Fue una especie de rito que hizo más soportable su muerte, pero en la soledad del hotel sentí el agobio de la idea de que jamás volveríamos a verle. Me vino a la cabeza ‘El séptimo sello’, la película de Bergman en la que el caballero entretiene a la Parca mientras juega al ajedrez. Domingo no pudo engañar ni distraer a la Vieja Señora. La muerte le cogió de improviso o al menos él no había transmitido a nadie la posibilidad de un final cercano. Tenía 51 años, buena salud y una familia que le adoraba. ¿Por qué? ¿Tiene algún sentido su final? ¿Es acaso el azar quien gobierna nuestras vidas? ¿O hay algún secreto designio que no podemos vislumbrar? En cualquier caso, Dios se mantiene en silencio ante las desgracias de los hombres. Es cierto que hay personas que tienen fe y obtienen un consuelo en creer que Domingo está sentado ya al lado de Dios en el Paraíso. Pero yo sólo puedo constatar su aniquilación física y su abrupta disolución en el misterio del más allá.

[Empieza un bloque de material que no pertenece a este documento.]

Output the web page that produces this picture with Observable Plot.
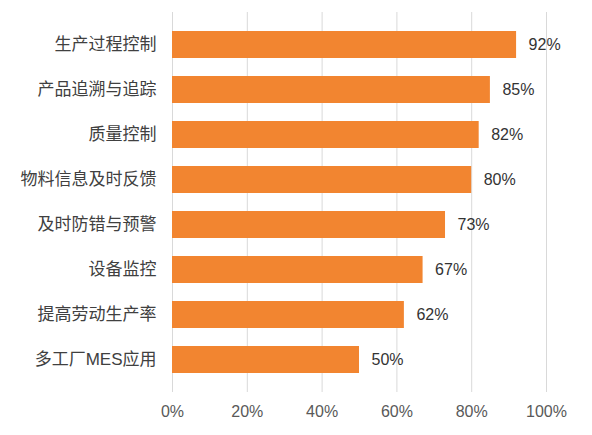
<!DOCTYPE html>
<html>
<head>
<meta charset="utf-8">
<script src="https://cdn.jsdelivr.net/npm/d3@7"></script>
<script src="https://cdn.jsdelivr.net/npm/@observablehq/plot@0.6"></script>
<style>
  html, body { margin: 0; padding: 0; background: #ffffff; }
  #chart { width: 592px; height: 435px; }
</style>
</head>
<body>
<div id="chart"></div>
<script>
const categories = ["生产过程控制", "产品追溯与追踪", "质量控制", "物料信息及时反馈", "及时防错与预警", "设备监控", "提高劳动生产率", "多工厂MES应用"];
const values = [0.92, 0.85, 0.82, 0.80, 0.73, 0.67, 0.62, 0.50];
const xTicks = [0, 0.2, 0.4, 0.6, 0.8, 1.0];

const data = categories.map((c, i) => ({category: c, value: values[i]}));
const font = "'Liberation Sans', Arial, 'Noto Sans CJK SC', sans-serif";

const chart = Plot.plot({
  width: 592,
  height: 435,
  marginLeft: 172,
  marginRight: 46,
  marginTop: 12,
  marginBottom: 43,
  style: {fontFamily: font, background: "#ffffff"},
  x: {domain: [0, 1], ticks: xTicks, tickFormat: d3.format(".0%")},
  y: {domain: categories, padding: 0.39},
  marks: [
    Plot.gridX(xTicks, {stroke: "#d9d9d9", strokeOpacity: 1, strokeWidth: 1}),
    Plot.barX(data, {x: "value", y: "category", fill: "#F28530"}),
    Plot.text(data, {x: "value", y: "category", text: d => d3.format(".0%")(d.value), textAnchor: "start", dx: 12, fontSize: 16, fill: "#333333"}),
    Plot.axisX({ticks: xTicks, tickFormat: d3.format(".0%"), tickSize: 0, tickPadding: 13, fontSize: 16, fill: "#595959", label: null}),
    Plot.axisY({tickSize: 0, tickPadding: 16, fontSize: 17, fill: "#404040", label: null})
  ]
});
document.getElementById("chart").appendChild(chart);
</script>
</body>
</html>
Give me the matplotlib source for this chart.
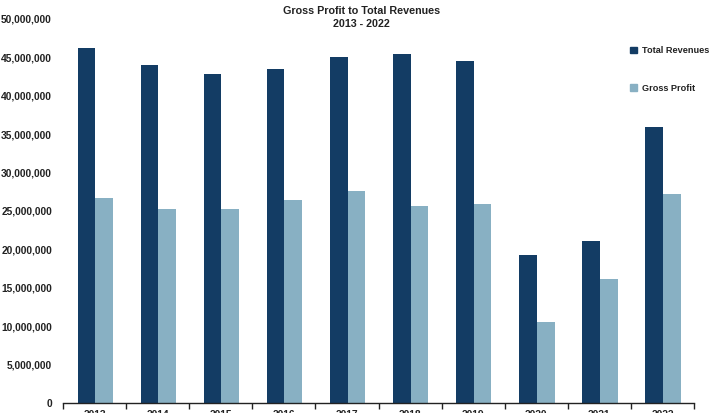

Como escribía Camus, la única pregunta pertinente e inevitable es si la vida tiene sentido. Todo lo demás viene por añadidura. Para mí, no lo tiene porque Domingo era un ser bondadoso que irradiaba fulgor hacia los suyos. En un mundo lleno de hijos de puta, ¿por qué Dios se lo ha llevado? No puedo ni quiero aceptar que la vida se reduzca a un mero ‘carpe diem’, al disfrute del presente. Y ello porque esa filosofía sólo conduce a un hedonismo que rechazo. Pero tampoco encuentro ninguna causa trascendente que dé un sentido a nuestro paso por este mundo. Estamos condenados a vivir en la incertidumbre. Y diría que la mano invisible del azar mueve los hilos de nuestro destino. Cada vez que vuelva a Vigo iré al Eligio a tomar un ribeiro en su memoria.